C'est par ce mouvement méditerranéen que, vers la seconde moitié du VIIe millénaire, le processus de néolithisation atteint le midi de la France actuelle. La première civilisation néolithique qui s'y épanouit est appelée « cardial » car la poterie est souvent décorée d'impressions de coques (cardium edule). Les populations du cardial maîtrisent la navigation en haute mer et pratiquent surtout l'élevage - parfois transhumant - des moutons et des chèvres ; l'architecture des villages reste encore très mal connue, tandis que des grottes sont utilisées comme bergeries. Peu à peu, à partir de la fin du VIe millénaire, le cardial s'étend vers le nord, par la vallée du Rhône et le long des côtes de l'Atlantique, où il atteint le Centre-Ouest de la France. Le décor des poteries se simplifie et d'autres techniques sont utilisées (rainures, cordons d'argile) : c'est l'« épi-cardial ». Il n'est pas impossible que certains contacts aient eu lieu avec les populations indigènes de chasseurs-cueilleurs mésolithiques.
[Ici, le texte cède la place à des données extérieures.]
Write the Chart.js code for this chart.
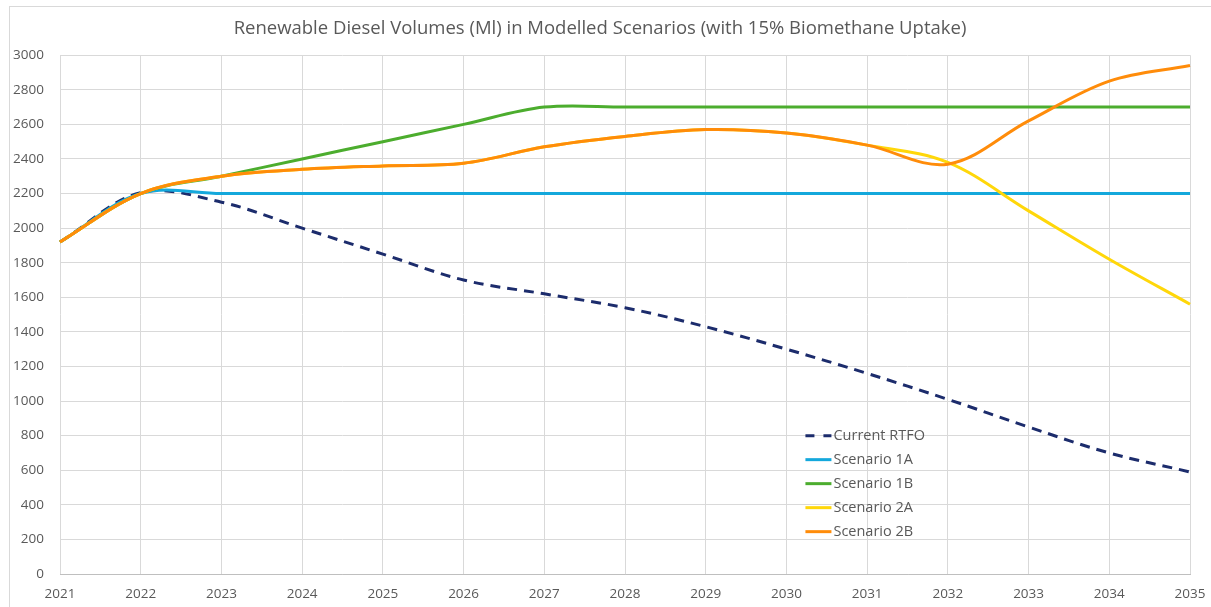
<!DOCTYPE html>
<html>
<head>
<meta charset="utf-8">
<script src="https://cdn.jsdelivr.net/npm/chart.js@4.4.1/dist/chart.umd.min.js"></script>
<style>
  html, body { margin: 0; padding: 0; background: #fff; overflow: hidden; }
  #wrap {
    position: absolute; left: 9px; top: 6px;
    width: 1215px; height: 600px;
    border: 1px solid #d9d9d9;
  }
</style>
</head>
<body>
<div id="wrap"><canvas id="chart"></canvas></div>
<script>
// data
const years = ["2021","2022","2023","2024","2025","2026","2027","2028","2029","2030","2031","2032","2033","2034","2035"];
const currentRtfo = [1920, 2205, 2150, 2000, 1850, 1700, 1620, 1540, 1430, 1300, 1160, 1010, 850, 700, 590];
const scenario1A  = [1920, 2200, 2200, 2200, 2200, 2200, 2200, 2200, 2200, 2200, 2200, 2200, 2200, 2200, 2200];
const scenario1B  = [1920, 2200, 2300, 2400, 2500, 2600, 2700, 2700, 2700, 2700, 2700, 2700, 2700, 2700, 2700];
const scenario2A  = [1920, 2200, 2300, 2340, 2360, 2375, 2470, 2530, 2570, 2550, 2480, 2380, 2100, 1820, 1560];
const scenario2B  = [1920, 2200, 2300, 2340, 2360, 2375, 2470, 2530, 2570, 2550, 2480, 2370, 2620, 2850, 2940];

const TEXT = "#595959";
const FONT = "'Open Sans', 'DejaVu Sans', sans-serif";

// legend drawn inside the plot, bottom right like the original
const insideLegend = {
  id: "insideLegend",
  afterDraw(chart) {
    const ctx = chart.ctx;
    const x0 = chart.scales.x.getPixelForValue(9) + 19;
    let y = chart.scales.y.getPixelForValue(800) + 0;
    ctx.save();
    ctx.font = "14.5px " + FONT;
    ctx.textBaseline = "middle";
    chart.data.datasets.forEach((ds) => {
      ctx.beginPath();
      ctx.strokeStyle = ds.borderColor;
      ctx.lineWidth = 3;
      ctx.setLineDash(ds.borderDash ? [9, 9] : []);
      ctx.moveTo(x0, y);
      ctx.lineTo(x0 + 26, y);
      ctx.stroke();
      ctx.setLineDash([]);
      ctx.fillStyle = TEXT;
      ctx.fillText(ds.label, x0 + 28, y);
      y += 24;
    });
    ctx.restore();
  }
};

new Chart(document.getElementById("chart").getContext("2d"), {
  type: "line",
  data: {
    labels: years,
    datasets: [
      { label: "Current RTFO", data: currentRtfo, borderColor: "#1c2c6c", borderDash: [10, 7], borderWidth: 3, order: 5 },
      { label: "Scenario 1A", data: scenario1A, borderColor: "#14a8dc", borderWidth: 3, order: 4 },
      { label: "Scenario 1B", data: scenario1B, borderColor: "#4cad2e", borderWidth: 3, order: 3 },
      { label: "Scenario 2A", data: scenario2A, borderColor: "#ffd70a", borderWidth: 3, order: 2 },
      { label: "Scenario 2B", data: scenario2B, borderColor: "#ff8c0a", borderWidth: 3, order: 1 }
    ]
  },
  options: {
    responsive: true,
    maintainAspectRatio: false,
    animation: false,
    elements: {
      point: { radius: 0 },
      line: { tension: 0.35, fill: false, borderCapStyle: "butt" }
    },
    layout: { padding: { left: 0, right: 35, top: 0, bottom: 0 } },
    plugins: {
      legend: { display: false },
      tooltip: { enabled: false },
      title: {
        display: true,
        text: "Renewable Diesel Volumes (Ml) in Modelled Scenarios (with 15% Biomethane Uptake)",
        color: TEXT,
        font: { family: FONT, size: 18.5, weight: "normal" },
        padding: { top: 11, bottom: 15 }
      }
    },
    scales: {
      x: {
        grid: { color: "#d9d9d9", drawTicks: false },
        border: { color: "#bfbfbf" },
        ticks: { color: TEXT, font: { family: FONT, size: 13.5 }, padding: 12, maxRotation: 0, autoSkip: false },
        afterFit(scale) { scale.height = 33; }
      },
      y: {
        min: 0,
        max: 3000,
        grid: { color: "#d9d9d9", drawTicks: false },
        border: { display: false },
        ticks: {
          stepSize: 200, color: TEXT, font: { family: FONT, size: 13.5 }, padding: 16,
          callback: (v) => String(v)
        },
        afterFit(scale) { scale.width = 50; }
      }
    }
  },
  plugins: [insideLegend]
});
</script>
</body>
</html>
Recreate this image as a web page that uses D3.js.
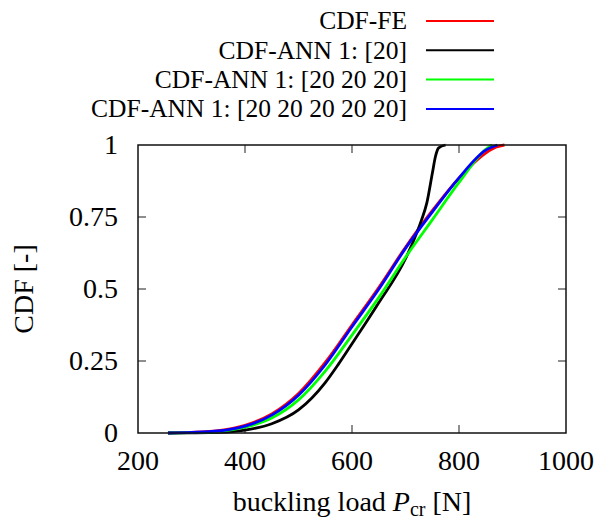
<!DOCTYPE html>
<html>
<head>
<meta charset="utf-8">
<script src="https://cdn.jsdelivr.net/npm/d3@7"></script>
<style>
  body { margin: 0; background: #fff; }
  text { font-family: "Liberation Serif", "Times New Roman", Times, serif; }
</style>
</head>
<body>
<div id="chart"></div>
<script>
// buckling load [N] and CDF values
const feLoad  = [256, 300, 350, 400, 450, 500, 550, 600, 650, 700, 750, 800, 850, 870, 885];
const feCdf   = [0, 0.002, 0.008, 0.027, 0.066, 0.137, 0.245, 0.375, 0.505, 0.645, 0.772, 0.885, 0.972, 0.993, 1.0];

const ann1Load = [256, 300, 350, 400, 450, 500, 550, 575, 600, 625, 650, 700, 720, 730, 740, 750, 756, 762, 775];
const ann1Cdf  = [0, 0.0005, 0.002, 0.01, 0.032, 0.08, 0.175, 0.24, 0.31, 0.38, 0.452, 0.605, 0.69, 0.74, 0.80, 0.90, 0.96, 0.99, 1.0];

const ann3Load = [256, 300, 350, 400, 450, 500, 550, 600, 650, 700, 750, 800, 850, 862];
const ann3Cdf  = [0, 0.001, 0.005, 0.02, 0.052, 0.115, 0.215, 0.34, 0.47, 0.61, 0.74, 0.87, 0.985, 1.0];

const ann5Load = [256, 300, 350, 400, 450, 500, 550, 600, 650, 700, 750, 800, 850, 872];
const ann5Cdf  = [0, 0.002, 0.007, 0.024, 0.062, 0.131, 0.237, 0.369, 0.499, 0.641, 0.767, 0.886, 0.982, 1.0];

const seriesNames  = ["CDF-FE", "CDF-ANN 1: [20]", "CDF-ANN 1: [20 20 20]", "CDF-ANN 1: [20 20 20 20 20]"];
const seriesColors = ["#ff0000", "#000000", "#00ff00", "#0000ff"];
const seriesLoads  = [feLoad, ann1Load, ann3Load, ann5Load];
const seriesCdfs   = [feCdf, ann1Cdf, ann3Cdf, ann5Cdf];

const xTicks = [200, 400, 600, 800, 1000];
const yTicks = [0, 0.25, 0.5, 0.75, 1];

const width = 596;
const height = 521;
const margin = {top: 145, right: 30, bottom: 88, left: 138};

const svg = d3.select("#chart")
  .append("svg")
  .attr("width", width)
  .attr("height", height)
  .style("display", "block");

const x = d3.scaleLinear().domain([200, 1000]).range([margin.left, width - margin.right]);
const y = d3.scaleLinear().domain([0, 1]).range([height - margin.bottom, margin.top]);

const tickLen = 8;
const serif = "'Liberation Serif', 'Times New Roman', Times, serif";

// inward ticks on all four sides
const tickG = svg.append("g").attr("stroke", "#444").attr("stroke-width", 1.2);
xTicks.slice(1, -1).forEach(t => {
  tickG.append("line").attr("x1", x(t)).attr("x2", x(t)).attr("y1", y(0)).attr("y2", y(0) - tickLen);
  tickG.append("line").attr("x1", x(t)).attr("x2", x(t)).attr("y1", y(1)).attr("y2", y(1) + tickLen);
});
yTicks.slice(1, -1).forEach(t => {
  tickG.append("line").attr("x1", x(200)).attr("x2", x(200) + tickLen).attr("y1", y(t)).attr("y2", y(t));
  tickG.append("line").attr("x1", x(1000)).attr("x2", x(1000) - tickLen).attr("y1", y(t)).attr("y2", y(t));
});

// tick labels
svg.append("g").selectAll("text")
  .data(xTicks).enter().append("text")
  .attr("x", d => x(d))
  .attr("y", 470)
  .attr("text-anchor", "middle")
  .attr("font-family", serif)
  .attr("font-size", 28)
  .text(d => d);

svg.append("g").selectAll("text")
  .data(yTicks).enter().append("text")
  .attr("x", 118)
  .attr("y", d => y(d))
  .attr("dy", "0.33em")
  .attr("text-anchor", "end")
  .attr("font-family", serif)
  .attr("font-size", 28)
  .text(d => d);

// curves
const line = d3.line()
  .x(d => x(d[0]))
  .y(d => y(d[1]))
  .curve(d3.curveMonotoneX);

seriesNames.forEach((name, i) => {
  const pts = seriesLoads[i].map((v, j) => [v, seriesCdfs[i][j]]);
  svg.append("path")
    .attr("d", line(pts))
    .attr("fill", "none")
    .attr("stroke", seriesColors[i])
    .attr("stroke-width", 2.8);
});

// plot border
svg.append("rect")
  .attr("x", x(200)).attr("y", y(1))
  .attr("width", x(1000) - x(200)).attr("height", y(0) - y(1))
  .attr("fill", "none")
  .attr("stroke", "#111")
  .attr("stroke-width", 1.5);

// axis titles
svg.append("text")
  .attr("transform", "translate(23," + ((y(0) + y(1)) / 2) + ") rotate(-90)")
  .attr("text-anchor", "middle")
  .attr("dy", "0.35em")
  .attr("font-family", serif)
  .attr("font-size", 28)
  .text("CDF [-]");

const xt = svg.append("text")
  .attr("x", (x(200) + x(1000)) / 2)
  .attr("y", 511)
  .attr("text-anchor", "middle")
  .attr("font-family", serif)
  .attr("font-size", 28);
xt.append("tspan").text("buckling load ");
xt.append("tspan").attr("font-style", "italic").text("P");
xt.append("tspan").attr("font-size", 20).attr("dy", 5).text("cr");
xt.append("tspan").attr("dy", -5).text(" [N]");

// legend
const legend = svg.append("g");
seriesNames.forEach((name, i) => {
  const ly = 21 + i * 29.3;
  legend.append("text")
    .attr("x", 407)
    .attr("y", ly)
    .attr("dy", "0.33em")
    .attr("text-anchor", "end")
    .attr("font-family", serif)
    .attr("font-size", 25.5)
    .text(name);
  legend.append("line")
    .attr("x1", 426).attr("x2", 494)
    .attr("y1", ly).attr("y2", ly)
    .attr("stroke", seriesColors[i])
    .attr("stroke-width", 2);
});
</script>
</body>
</html>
Mais ces contacts sont souvent difficiles à affirmer avec certitude, car l'association, dans la même couche archéologique d'une grotte donnée, d'objets mésolithiques et d'objets néolithiques peut tenir aussi à des mélanges ultérieurs, lorsque par exemple des agriculteurs se sont installés dans une grotte précédemment occupée par des chasseurs.